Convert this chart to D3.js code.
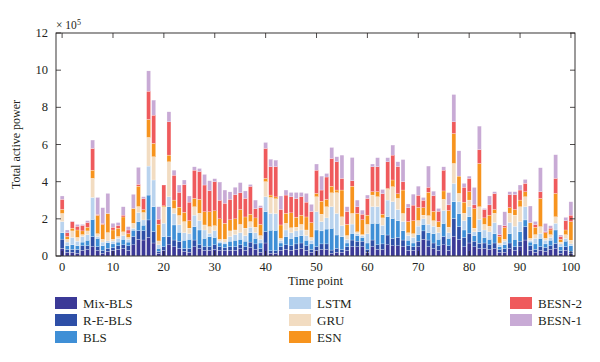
<!DOCTYPE html>
<html>
<head>
<meta charset="utf-8">
<script src="https://cdn.jsdelivr.net/npm/d3@7"></script>
<style>
  body { margin: 0; background: #fff; }
  text { font-family: "Liberation Serif", "DejaVu Serif", serif; fill: #231f20; }
</style>
</head>
<body>
<div id="chart"></div>
<script>
// series values, unit 1e5
var mixBLS = [0.41,0.2,0.2,0.15,0.3,0.35,0.5,0.3,0.15,0.25,
  0.3,0.35,0.4,0.3,0.6,0.9,0.86,1.0,0.7,0.15,
  0.3,0.6,0.5,0.4,0.25,0.2,0.5,0.4,0.3,0.3,
  0.35,0.3,0.3,0.3,0.3,0.4,0.3,0.45,0.35,0.2,
  0.7,0.15,0.15,0.3,0.35,0.3,0.35,0.4,0.3,0.2,
  0.3,0.35,0.35,0.15,0.2,0.2,0.3,0.5,0.5,0.5,
  0.2,0.5,0.35,0.35,0.6,0.55,0.55,0.5,0.3,0.3,
  0.5,0.9,0.5,0.4,0.3,0.6,0.3,1.04,0.88,0.5,
  0.7,0.5,0.4,0.4,0.35,0.4,0.2,0.2,0.4,0.3,
  0.5,0.86,0.3,0.2,0.3,0.25,0.35,0.4,0.15,0.3,
  0.15];
var reBLS = [0.5,0.15,0.15,0.2,0.25,0.2,0.54,0.2,0.15,0.16,
  0.15,0.2,0.2,0.25,0.44,0.46,0.5,0.94,0.61,0.1,
  0.2,0.44,0.36,0.38,0.15,0.2,0.36,0.2,0.2,0.2,
  0.25,0.2,0.15,0.2,0.2,0.2,0.2,0.3,0.3,0.2,
  0.61,0.13,0.13,0.2,0.25,0.25,0.3,0.3,0.25,0.15,
  0.2,0.3,0.3,0.17,0.21,0.15,0.2,0.36,0.3,0.3,
  0.15,0.36,0.25,0.3,0.53,0.4,0.45,0.36,0.25,0.2,
  0.3,0.45,0.36,0.3,0.25,0.45,0.25,0.98,0.7,0.5,
  0.52,0.3,0.28,0.3,0.25,0.3,0.15,0.2,0.3,0.2,
  0.3,0.72,0.25,0.15,0.2,0.2,0.2,0.28,0.15,0.2,
  0.1];
var bls = [0.34,0.2,0.25,0.2,0.2,0.3,0.93,0.45,0.25,0.3,
  0.2,0.2,0.3,0.2,0.35,0.5,0.3,1.34,1.34,0.16,
  0.54,1.61,0.81,0.5,0.45,0.5,0.72,0.8,0.45,0.54,
  0.4,0.2,0.2,0.3,0.35,0.3,0.3,0.5,0.3,0.3,
  1.07,1.11,1.1,0.2,0.45,0.4,0.4,0.4,0.3,0.3,
  0.9,0.7,0.8,1.17,0.72,0.69,0.2,0.36,0.3,0.2,
  0.35,0.9,1.16,0.5,0.98,1.07,0.9,0.5,0.3,0.2,
  0.36,0.35,0.4,0.5,0.35,0.7,0.4,0.9,0.71,0.4,
  0.89,0.3,0.63,0.3,0.3,0.5,0.15,0.2,0.5,0.4,
  0.5,0.36,0.2,0.3,0.45,0.2,0.3,0.72,0.2,0.3,
  0.3];
var lstm = [0.6,0.2,0.4,0.25,0.3,0.3,1.18,0.1,0.2,0.1,
  0.15,0.2,0.2,0.15,0.1,0.48,0.28,1.56,1.44,0.2,
  0.72,0.54,0.62,0.4,0.4,0.3,0.62,0.5,0.45,0.18,
  0.36,0.1,0.1,0.25,0.3,0.35,0.3,0.3,0.3,0.2,
  0.81,0.9,0.9,0.15,0.35,0.3,0.3,0.3,0.25,0.2,
  0.98,0.5,0.6,1.16,1.16,0.6,0.2,0.5,0.1,0.1,
  0.5,0.89,0.89,0.5,0.9,0.9,0.6,0.5,0.25,0.3,
  0.45,0.3,0.45,0.4,0.35,0.7,0.3,0.99,0.63,0.5,
  0.54,0.2,0.66,0.4,0.4,0.6,0.1,0.2,0.6,0.7,
  0.55,0.71,0.1,0.3,0.27,0.2,0.15,0.36,0.15,0.15,
  0.1];
var gru = [0.44,0.15,0.35,0.2,0.1,0.2,1.03,0.15,0.15,0.45,
  0.1,0.1,0.2,0.1,0.27,0.32,0.4,1.54,1.25,0.2,
  0.89,1.88,0.27,0.5,0.6,0.3,0.45,0.4,0.27,0.36,
  0.27,0.1,0.15,0.3,0.25,0.45,0.4,0.3,0.3,0.2,
  0.81,0.86,0.8,0.1,0.36,0.27,0.2,0.3,0.3,0.15,
  0.81,0.4,0.6,0.75,1.12,0.47,0.2,0.57,0.1,0.05,
  0.5,0.63,0.54,0.4,0.58,0.81,0.6,0.43,0.15,0.2,
  0.3,0.2,0.46,0.3,0.3,0.6,0.3,1.07,0.45,0.4,
  0.36,0.2,0.68,0.3,0.3,0.5,0.1,0.1,0.5,0.6,
  0.8,0.54,0.1,0.2,0.36,0.1,0.15,0.35,0.1,0.2,
  0.2];
var esn = [0.22,0.15,0.15,0.4,0.2,0.2,0.44,0.99,0.8,1.03,
  0.5,0.45,0.8,0.2,0.8,1.1,0.15,0.97,0.72,0.9,
  0.05,0.36,0.45,0.45,0.5,0.4,0.45,0.75,0.71,0.8,
  0.8,1.1,0.86,0.6,0.6,0.8,0.6,0.4,0.5,0.6,
  0.18,0.13,0.1,0.72,0.54,0.8,0.54,0.5,0.7,0.8,
  0.18,0.7,0.4,0.36,0.14,1.44,0.6,1.47,0.99,0.8,
  0.5,0.18,0.27,0.2,0.05,0.36,0.25,1.26,0.6,0.7,
  0.7,0.4,1.26,0.5,0.3,0.45,0.9,1.61,0.93,0.6,
  0.45,1.05,2.33,0.35,0.6,0.2,0.35,0.63,0.3,0.3,
  0.36,0.27,0.85,0.4,1.52,0.3,0.25,1.26,0.15,0.25,
  1.0];
var besn2 = [0.54,0.2,0.35,0.2,0.3,0.25,1.17,0.05,0.05,0,
  0.15,0.15,0.1,0.2,0,0.1,0.6,1.52,1.52,0.27,
  1.12,1.79,1.34,0.8,1.5,1.0,1.52,1.5,1.44,1.13,
  1.57,1.0,1.08,1.1,1.3,0.9,1.0,1.5,0.5,0.9,
  1.61,1.52,1.63,0.84,0.98,0.87,1.0,1.0,0.8,0.6,
  1.25,0.6,1.2,1.49,1.52,0.63,0.7,0.29,0.36,0.3,
  0.9,1.34,1.34,1.1,1.43,1.34,1.47,0.45,0.75,0.84,
  0.66,0.4,0.27,0.85,0.56,1.12,0.3,0.63,0,0.8,
  0.72,0.2,0.75,0.45,0.55,0.86,0.1,0.1,0.7,0.8,
  0.54,0.45,0,0.15,0.36,0.05,0.1,0.81,0.15,0.5,
  0.35];
var besn1 = [0.18,0.15,0.02,0.1,0.05,0.1,0.45,0.91,0.85,1.08,
  0.21,0.15,0.45,0.18,0.76,0.91,0.1,1.09,0.81,0.67,
  0,0.54,0.27,0.39,0.24,0.33,0.18,0.16,0.57,0.54,
  0.16,0.98,0.71,0.4,0.4,0.55,0.4,0.1,0.46,0.11,
  0.32,0.41,0.35,0.72,0.27,0.23,0.33,0.22,0.47,0.38,
  0.33,0.75,0.19,0.59,0.27,1.25,0.25,1.25,0.36,0.22,
  0.18,0.15,0.49,0.23,0.22,0.54,0.25,1.19,0.2,0.59,
  0.49,0.15,1.14,0.24,0.15,0.18,0.66,1.47,1.36,0.21,
  0.12,0.94,1.26,0.06,0.48,0.1,0.52,0.75,0.16,0.16,
  0.27,0.21,0.89,0.16,1.29,0.45,0.13,1.27,0.08,0.18,
  0.72];

var names = ["Mix-BLS","R-E-BLS","BLS","LSTM","GRU","ESN","BESN-2","BESN-1"];
var colors = ["#3b3997","#2e4fa7","#3f8fd6","#b9d3ee","#f2dcc1","#f7941e","#ef5a5c","#c8aad5"];
var xTicks = [0,10,20,30,40,50,60,70,80,90,100];
var yTicks = [0,2,4,6,8,10,12];

var series = [mixBLS, reBLS, bls, lstm, gru, esn, besn2, besn1];

var rows = mixBLS.map(function (v, i) {
  var r = { t: i };
  names.forEach(function (n, k) { r[n] = series[k][i]; });
  return r;
});

var W = 600, H = 362;
var L = 56, R = 575, T = 33, B = 256;

var svg = d3.select("#chart").append("svg")
  .attr("width", W).attr("height", H);

var x = d3.scaleLinear().domain([-1.2, 100.8]).range([L, R]);
var y = d3.scaleLinear().domain([0, 12]).range([B, T]);
var bw = (x(1) - x(0)) * 0.78;

var stacked = d3.stack().keys(names)(rows);

svg.append("g")
  .selectAll("g")
  .data(stacked)
  .enter().append("g")
  .attr("fill", function (d, i) { return colors[i]; })
  .selectAll("rect")
  .data(function (d) { return d; })
  .enter().append("rect")
  .attr("x", function (d) { return x(d.data.t) - bw / 2; })
  .attr("width", bw)
  .attr("y", function (d) { return y(d[1]); })
  .attr("height", function (d) { return Math.max(0, y(d[0]) - y(d[1])); })
  .attr("stroke", "#fff")
  .attr("stroke-width", 0.25);

// frame
svg.append("rect")
  .attr("x", L).attr("y", T)
  .attr("width", R - L).attr("height", B - T)
  .attr("fill", "none").attr("stroke", "#231f20").attr("stroke-width", 0.9);

var tk = 5;
// ticks point inward on all four sides
xTicks.forEach(function (v) {
  svg.append("line").attr("x1", x(v)).attr("x2", x(v)).attr("y1", B).attr("y2", B - tk)
    .attr("stroke", "#231f20").attr("stroke-width", 0.8);
  svg.append("line").attr("x1", x(v)).attr("x2", x(v)).attr("y1", T).attr("y2", T + tk)
    .attr("stroke", "#231f20").attr("stroke-width", 0.8);
  svg.append("text").attr("x", x(v)).attr("y", 270.5)
    .attr("text-anchor", "middle").style("font-size", "12.5px").text(v);
});
yTicks.forEach(function (v) {
  svg.append("line").attr("x1", L).attr("x2", L + tk).attr("y1", y(v)).attr("y2", y(v))
    .attr("stroke", "#231f20").attr("stroke-width", 0.8);
  svg.append("line").attr("x1", R).attr("x2", R - tk).attr("y1", y(v)).attr("y2", y(v))
    .attr("stroke", "#231f20").attr("stroke-width", 0.8);
  svg.append("text").attr("x", 48).attr("y", y(v) + 4)
    .attr("text-anchor", "end").style("font-size", "12.5px").text(v);
});

// exponent
var ex = svg.append("text").attr("x", 56).attr("y", 29).style("font-size", "11.5px");
ex.append("tspan").text("\u00d7 10");
ex.append("tspan").attr("dy", -4).style("font-size", "8px").text("5");

svg.append("text")
  .attr("transform", "translate(20," + ((T + B) / 2) + ") rotate(-90)")
  .attr("text-anchor", "middle").style("font-size", "12px")
  .text("Total active power");

svg.append("text").attr("x", (L + R) / 2).attr("y", 285)
  .attr("text-anchor", "middle").style("font-size", "12.5px").text("Time point");

// legend
var colX = [55, 289, 510];
var rowY = [303, 320, 337];
var layout = [[0,0],[0,1],[0,2],[1,0],[1,1],[1,2],[2,0],[2,1]];
names.forEach(function (n, i) {
  var cx = colX[layout[i][0]], cy = rowY[layout[i][1]];
  svg.append("rect").attr("x", cx).attr("y", cy - 6)
    .attr("width", 22).attr("height", 12).attr("fill", colors[i]);
  svg.append("text").attr("x", cx + 28).attr("y", cy + 4.5)
    .style("font-size", "13px").text(n);
});
</script>
</body>
</html>
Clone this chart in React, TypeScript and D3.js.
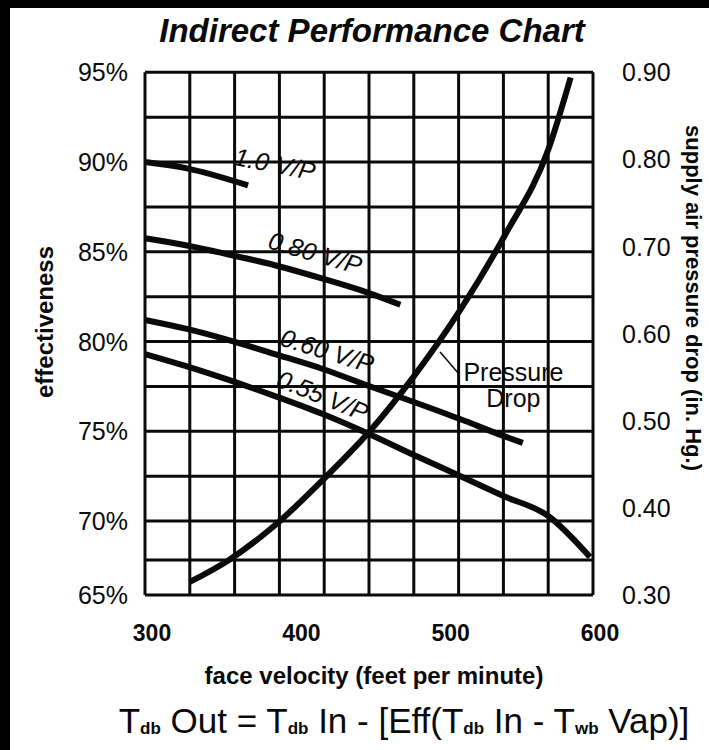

### Exercise brief:
Locate each line containing the string "this" and show it.

### Task solution:
Convert this chart to D3.js code.
Clone this chart in React, TypeScript and D3.js.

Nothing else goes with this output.